Pursuant to Section 13 or 15 (d) of the Securities and Exchange Act of 1934


Date of Report
(Date of earliest event reported):
February 18, 2005



(Exact name of registrant as specified in its charter)

Delaware
1-7724
39-0622040
(State or other jurisdiction of
incorporation or organization)
(Commission File Number) (I.R.S. Employer
Identification No.)

10801 Corporate Drive, Pleasant Prairie, Wisconsin 53158-1603
(Address of principal executive offices)

Registrant's telephone number, including area code:  (262) 656-5200







Check the appropriate box below if the Form 8-K filing is intended to simultaneously satisfy the filing obligation of the registrant under any of the following provisions:

[__] Written communications pursuant to Rule 425 under the Securities Act (17 CFR 230.425)
[__] Soliciting material pursuant to Rule 14a-12 under the Exchange Act (17 CFR 240.14a-12)
[__] Pre-commencement communications pursuant to Rule 14d-2(b) under the Exchange Act (17 CFR 240.14d-2(b))
[__] Pre-commencement communications pursuant to Rule 13e-4(c) under the Exchange Act (17 CFR 240.13e-4(c))

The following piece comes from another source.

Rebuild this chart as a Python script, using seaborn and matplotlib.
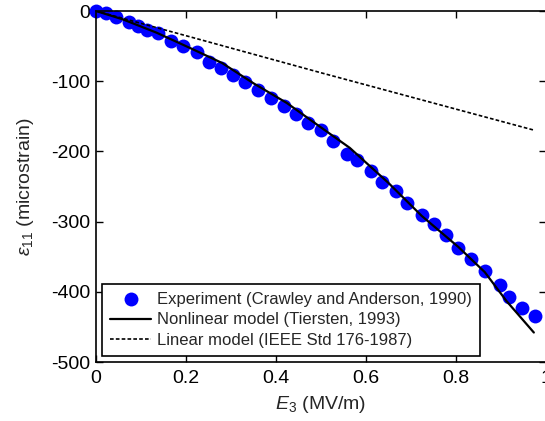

Item 1.01 Entry into a Material Definitive Agreement

  1. On February 18, 2005, the Organization and Executive Compensation Committee (the “Committee”) of the Board of Directors of Snap-on Incorporated (the “Company”), in consultation with those independent Directors who are not members of the Committee, determined the amount of bonuses payable for 2004 performance to the Company’s Chairman, President and Chief Executive Officer under the Company’s 2001 Incentive Stock and Awards Plan (the “Plan”). The Plan was approved by the Company’s shareholders on April 27, 2001 and the Plan, as amended, was filed as Exhibit 10(b) to the Company’s Quarterly Report on Form 10-Q for the quarterly period ended March 30, 2002.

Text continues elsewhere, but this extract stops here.